Hinzu kommt der Zustand der Opposition, die ihren Namen kaum noch verdient. Seehofer kürte den SPD-Kanzlerkandidaten Peer Steinbrück, der sich zuletzt in eine Debatte über die Angemessenheit des Kanzlergehalts verzettelte, bereits zum „Wunschkandidaten“. Die Grünen sind entsetzt über das Siechtum ihres Wunschpartners SPD, was die grün-schwarze Option wieder interessanter macht, andererseits in der SPD aber zu rot-rot-grünen Überlegungen führt. Das Fehlen einer schlagkräftigen Opposition führt dazu, daß über wichtige Dinge gar nicht mehr gesprochen wird: die fortschreitende Deindustrialisierung, den Verfall der Infrastruktur und die eines Tages einzulösenden Billionen-Bürgschaften für Europa.

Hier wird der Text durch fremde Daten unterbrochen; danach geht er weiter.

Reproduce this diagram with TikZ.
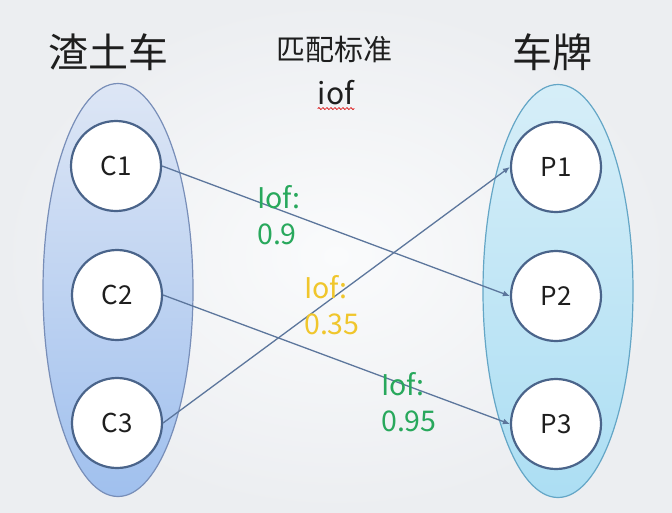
\documentclass[tikz,border=0pt]{standalone}
\usepackage{fontspec}
\setmainfont{Noto Sans CJK SC}
\usetikzlibrary{shapes.geometric,arrows.meta,decorations.pathmorphing}
\definecolor{bgin}{RGB}{250,251,252}
\definecolor{bgout}{RGB}{236,238,241}
\definecolor{lbord}{RGB}{120,142,184}
\definecolor{ltop}{RGB}{221,230,245}
\definecolor{lbot}{RGB}{160,192,238}
\definecolor{rbord}{RGB}{100,166,198}
\definecolor{rtop}{RGB}{214,238,248}
\definecolor{rbot}{RGB}{172,222,243}
\definecolor{cbord}{RGB}{74,100,138}
\definecolor{edgecol}{RGB}{92,118,156}
\definecolor{lblgreen}{RGB}{40,168,92}
\definecolor{lblyellow}{RGB}{240,198,44}
\definecolor{txt}{RGB}{30,30,30}
\tikzset{
  setbox/.style={ellipse, draw, line width=1.2pt, minimum width=150pt, minimum height=413pt, inner sep=0pt},
  leftset/.style={setbox, draw=lbord, top color=ltop, bottom color=lbot},
  rightset/.style={setbox, draw=rbord, top color=rtop, bottom color=rbot},
  item/.style={circle, draw=cbord, line width=2.2pt, fill=white, minimum size=90pt, inner sep=0pt, text=txt, font=\fontsize{26}{30}\selectfont},
  header/.style={text=txt, font=\fontsize{40}{46}\selectfont, inner sep=0pt},
  link/.style={draw=edgecol, line width=1.3pt, -{Latex[length=7pt,width=6pt]}},
  score/.style={align=left, anchor=north west, inner sep=0pt, font=\fontsize{28.5}{36}\selectfont}
}
\begin{document}
\begin{tikzpicture}[x=1pt,y=-1pt]
\useasboundingbox (0,0) rectangle (672,512);
\shade[inner color=bgin, outer color=bgout] (0,0) rectangle (672,512);

\node[leftset] (L) at (118,290) {};
\node[rightset] (R) at (558,291) {};

\node[item] (C1) at (116,166) {C1};
\node[item] (C2) at (117,295) {C2};
\node[item] (C3) at (117,423) {C3};
\node[item] (P1) at (556,167) {P1};
\node[item] (P2) at (556,296) {P2};
\node[item] (P3) at (556,424) {P3};

\node[header] (h1) at (108,52) {渣土车};
\node[header] (h2) at (552,52) {车牌};
\node[text=txt, font=\fontsize{29}{34}\selectfont, inner sep=0pt] (h3) at (334,49) {匹配标准};
\node[text=txt, font=\fontsize{30}{34}\selectfont, inner sep=0pt] (iof) at (336,93) {iof};
\draw[red!85!black, line width=0.7pt, decorate, decoration={snake, amplitude=1pt, segment length=4pt}]
  ([yshift=-3pt]iof.south west) -- ([yshift=-3pt]iof.south east);

\draw[link] (C1.east) -- (P2.west);
\draw[link] (C2.east) -- (P3.west);
\draw[link] (C3.east) -- (P1.west);

\node[score, text=lblgreen] (s1) at (257,185) {Iof:\\0.9};
\node[score, text=lblyellow] (s2) at (304,275) {Iof:\\0.35};
\node[score, text=lblgreen] (s3) at (381,372) {Iof:\\0.95};
\end{tikzpicture}
\end{document}
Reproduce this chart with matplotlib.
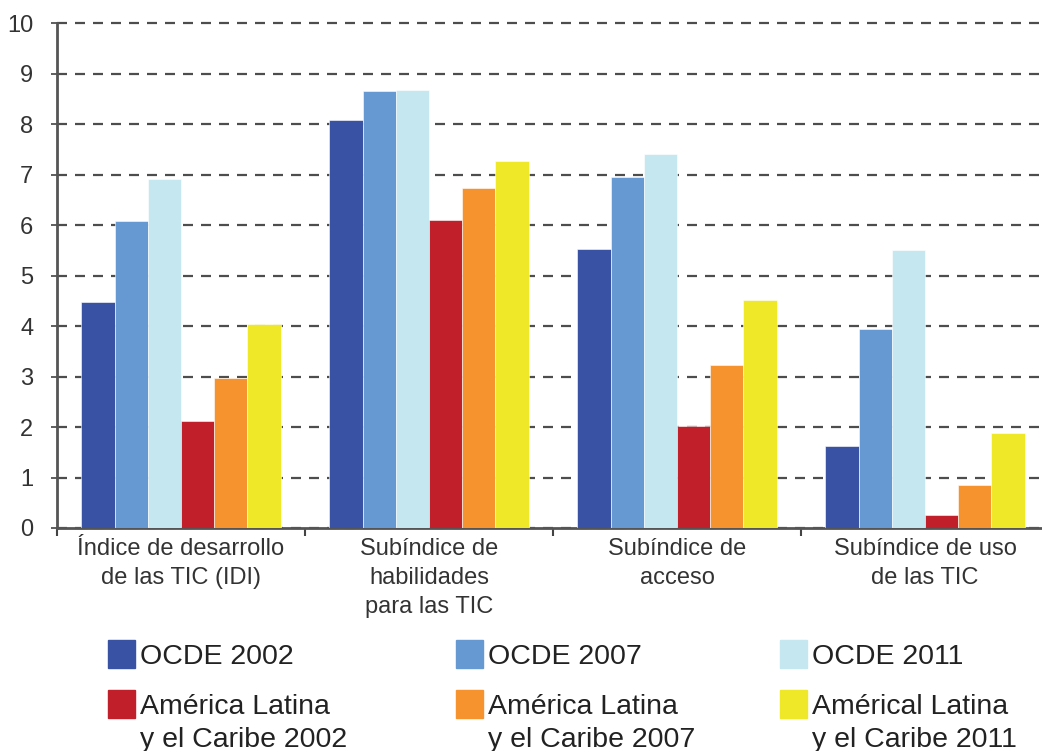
import matplotlib
matplotlib.use("Agg")
import matplotlib.pyplot as plt
from matplotlib.patches import Rectangle
import numpy as np

plt.rcParams['font.family'] = ['Liberation Sans', 'DejaVu Sans']

categories = ["Índice de desarrollo\nde las TIC (IDI)",
              "Subíndice de\nhabilidades\npara las TIC",
              "Subíndice de\nacceso",
              "Subíndice de uso\nde las TIC"]
series_names = ["OCDE 2002", "OCDE 2007", "OCDE 2011",
                "América Latina\ny el Caribe 2002",
                "América Latina\ny el Caribe 2007",
                "Américal Latina\ny el Caribe 2011"]
ocde_2002 = [4.48, 8.08, 5.53, 1.63]
ocde_2007 = [6.07, 8.65, 6.95, 3.95]
ocde_2011 = [6.92, 8.68, 7.41, 5.50]
alc_2002 = [2.12, 6.10, 2.02, 0.26]
alc_2007 = [2.97, 6.74, 3.22, 0.85]
alc_2011 = [4.03, 7.27, 4.52, 1.88]
yticks = list(range(0, 11))

series = [ocde_2002, ocde_2007, ocde_2011, alc_2002, alc_2007, alc_2011]
colors = ["#3A52A3", "#6699D1", "#C4E7F0", "#C11F29", "#F7932E", "#EFE829"]

fig = plt.figure(figsize=(10.42, 7.51), dpi=100)
ax = fig.add_axes([57/1042, 223/751, 1 - 57/1042, 505/751])

x = np.arange(len(categories))
n = len(series)
bw = 0.134
for i, (vals, c) in enumerate(zip(series, colors)):
    ax.bar(x + (i - (n - 1) / 2) * bw, vals, width=bw, color=c,
           edgecolor="white", linewidth=0.4, zorder=3)

ax.set_ylim(0, 10)
ax.set_xlim(-0.5, 3.5 - 7/248)
ax.set_yticks(yticks)
ax.yaxis.grid(True, color="#4d4d4d", linewidth=1.6, linestyle=(0, (4.5, 3.6)), zorder=1)
for gl in ax.get_ygridlines():
    gl.set_clip_on(False)
ax.set_axisbelow(True)

ax.set_xticks(x)
ax.set_xticklabels(categories, fontsize=17, color="#333333", linespacing=1.42)
ax.tick_params(axis='x', length=0, pad=7)
ax.set_xticks(np.arange(-0.5, 3.5, 1.0), minor=True)
ax.tick_params(axis='x', which='minor', length=6, width=1.5, color="#444444", direction='out')
ax.tick_params(axis='y', length=4, width=1.2, color="#444444", pad=13,
               labelsize=17, labelcolor="#333333")

for s in ["top", "right"]:
    ax.spines[s].set_visible(False)
for s in ["left", "bottom"]:
    ax.spines[s].set_color("#555555")
    ax.spines[s].set_linewidth(2)

# legend (manual)
W, H = 1042, 751
col_x = [108, 456, 780]
row_y = [640, 690]
for i, (name, c) in enumerate(zip(series_names, colors)):
    r, col = divmod(i, 3)
    px, py = col_x[col], row_y[r]
    fig.patches.append(Rectangle((px / W, 1 - (py + 28) / H), 27 / W, 28 / H,
                                 transform=fig.transFigure, color=c, figure=fig))
    fig.text((px + 32) / W, 1 - (py + 4) / H, name, fontsize=20.5, color="#222222",
             ha="left", va="top", linespacing=1.33)

fig.savefig("out.png", dpi=100)
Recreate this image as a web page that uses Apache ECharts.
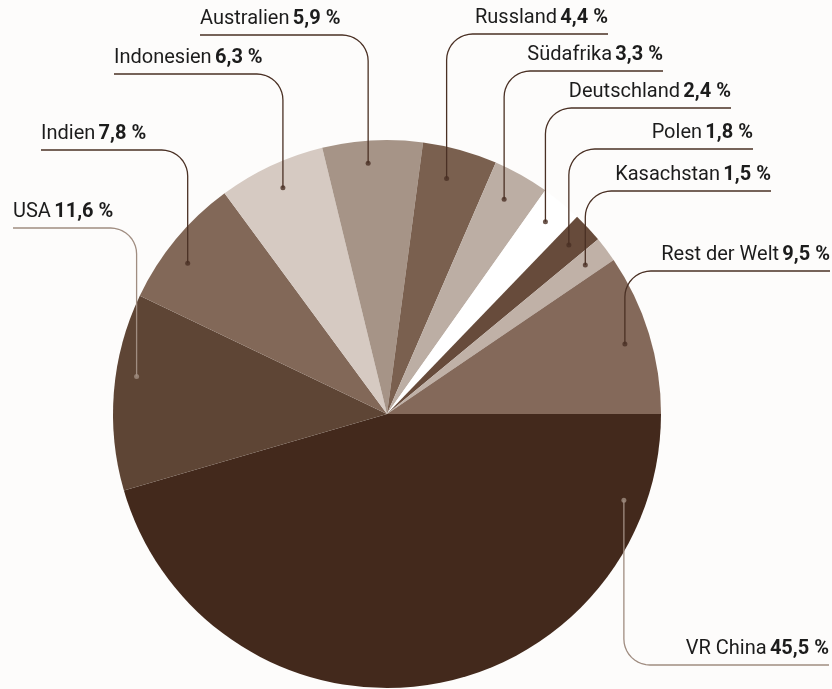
<!DOCTYPE html>
<html>
<head>
<meta charset="utf-8">
<style>
  html, body { margin: 0; padding: 0; background: #fdfcfb; }
  #main { width: 832px; height: 689px; }
</style>
<script src="https://cdn.jsdelivr.net/npm/echarts@6/dist/echarts.min.js"></script>
</head>
<body>
<div id="main"></div>
<script>
// Länder und Anteile in %
const countries = ['VR China', 'USA', 'Indien', 'Indonesien', 'Australien', 'Russland', 'Südafrika', 'Deutschland', 'Polen', 'Kasachstan', 'Rest der Welt'];
const shares = [45.5, 11.6, 7.8, 6.3, 5.9, 4.4, 3.3, 2.4, 1.8, 1.5, 9.5];

// Farben der Segmente
const sliceColors = ['#43291c', '#5e4535', '#826858', '#d6cac2', '#a69487', '#7a604f', '#bcaea4', '#ffffff', '#674b3b', '#c0b1a7', '#84695a'];

// Lage der Beschriftungen (Layout)
const labelSide = ['below', 'left', 'left', 'left', 'left', 'right', 'right', 'right', 'right', 'right', 'right'];
const labelEdgeX = [829, 13, 41, 114, 200, 608, 663, 731, 753, 771, 830];
const labelLineY = [665, 228, 150, 74, 35, 34, 71, 108, 149, 191, 271];
// Ankerpunkte im Kreis: Winkel (Grad, im Uhrzeigersinn ab 3 Uhr) und relativer Radius
const anchorDeg = [20, 188.5, 217.1, 245.3, 265.7, 284.2, 298.6, 309.5, 317.1, 323.1, 343.6];
const anchorR = [0.92, 0.924, 0.912, 0.909, 0.918, 0.887, 0.893, 0.909, 0.906, 0.905, 0.905];

const cx = 387, cy = 414, R = 274; // Kreis
const cornerR = 26; // Radius der Ecken der Führungslinien
const darkLine = '#4a3024';
const lightLine = '#a08d81';

function fmt(v) {
    return v.toFixed(1).replace('.', ',') + ' %';
}
function lineColor(i) {
    return (i === 0 || i === 1) ? lightLine : darkLine;
}
function arc(ox, oy, a0, a1) {
    let pts = [];
    for (let k = 0; k <= 10; k++) {
        const a = (a0 + (a1 - a0) * k / 10) * Math.PI / 180;
        pts.push([ox + cornerR * Math.cos(a), oy + cornerR * Math.sin(a)]);
    }
    return pts;
}

// Segmente
let pieData = countries.map(function (name, i) {
    return { name: name, value: shares[i], itemStyle: { color: sliceColors[i] } };
});
// gleiche Werte, nur für Beschriftung und Linien (liegt oben)
let labelData = countries.map(function (name, i) {
    return {
        name: name,
        value: shares[i],
        labelLine: { lineStyle: { color: lineColor(i), width: 1.3 } }
    };
});
let dotData = countries.map(function (name, i) {
    return {
        value: [anchorR[i], anchorDeg[i]],
        itemStyle: { color: lineColor(i) }
    };
});

let myChart = echarts.init(document.getElementById('main'));
let option = {
    backgroundColor: '#fdfcfb',
    animation: false,
    polar: { center: [cx, cy], radius: R },
    angleAxis: {
        type: 'value', min: 0, max: 360, startAngle: 0, clockwise: true,
        show: false
    },
    radiusAxis: { type: 'value', min: 0, max: 1, show: false },
    series: [
        {
            type: 'pie',
            center: [cx, cy],
            radius: R,
            startAngle: 0,
            clockwise: true,
            z: 2,
            itemStyle: { borderWidth: 0 },
            label: { show: false },
            labelLine: { show: false },
            emphasis: { disabled: true },
            silent: true,
            data: pieData
        },
        {
            type: 'pie',
            center: [cx, cy],
            radius: R,
            startAngle: 0,
            clockwise: true,
            z: 5,
            avoidLabelOverlap: false,
            itemStyle: { color: 'rgba(0,0,0,0)', borderWidth: 0 },
            label: {
                show: true,
                position: 'outside',
                formatter: function (p) {
                    return '{n|' + p.name + '} {b|' + fmt(p.value) + '}';
                },
                rich: {
                    n: { fontFamily: 'Roboto', fontSize: 20, color: '#1c1c1c', lineHeight: 22 },
                    b: { fontFamily: 'Roboto', fontSize: 20, fontWeight: 'bold', color: '#1c1c1c', lineHeight: 22 }
                }
            },
            labelLine: { show: true, length: 10, length2: 10 },
            labelLayout: function (params) {
                const i = params.dataIndex;
                const a = anchorDeg[i] * Math.PI / 180;
                const dx = cx + R * anchorR[i] * Math.cos(a);
                const dy = cy + R * anchorR[i] * Math.sin(a);
                const ly = labelLineY[i];
                const ex = labelEdgeX[i];
                let pts;
                if (labelSide[i] === 'left') {
                    pts = [[ex, ly]].concat(arc(dx - cornerR, ly + cornerR, -90, 0), [[dx, dy]]);
                    return { x: ex, y: ly - 5, align: 'left', verticalAlign: 'bottom', labelLinePoints: pts };
                } else if (labelSide[i] === 'right') {
                    pts = [[ex, ly]].concat(arc(dx + cornerR, ly + cornerR, 270, 180), [[dx, dy]]);
                    return { x: ex, y: ly - 5, align: 'right', verticalAlign: 'bottom', labelLinePoints: pts };
                } else {
                    pts = [[ex, ly]].concat(arc(dx + cornerR, ly - cornerR, 90, 180), [[dx, dy]]);
                    return { x: ex, y: ly - 5, align: 'right', verticalAlign: 'bottom', labelLinePoints: pts };
                }
            },
            emphasis: { disabled: true },
            silent: true,
            data: labelData
        },
        {
            type: 'scatter',
            coordinateSystem: 'polar',
            symbol: 'circle',
            symbolSize: 5,
            z: 10,
            silent: true,
            data: dotData
        }
    ]
};
myChart.setOption(option);
</script>
</body>
</html>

Allerdings kann die Merkel-Party ganz schnell zu Ende sein. Fällt Niedersachsen für die CDU und kippt die FDP dort aus dem Landtag, könnte dies zum Regierungswechsel in Berlin im Herbst führen. Auch 1998 löste der Machtwechsel in Hannover den Wechsel in Bonn aus. Und falls Niedersachsen nicht fällt, könnte die SPD ihren Unglückskandidaten durch die nordrhein-westfälische Ministerpräsidentin Hannelore Kraft ersetzen. Dann würde auf jeden Fall eine Frau Kanzler, aber die müßte nicht unbedingt von der CDU sein.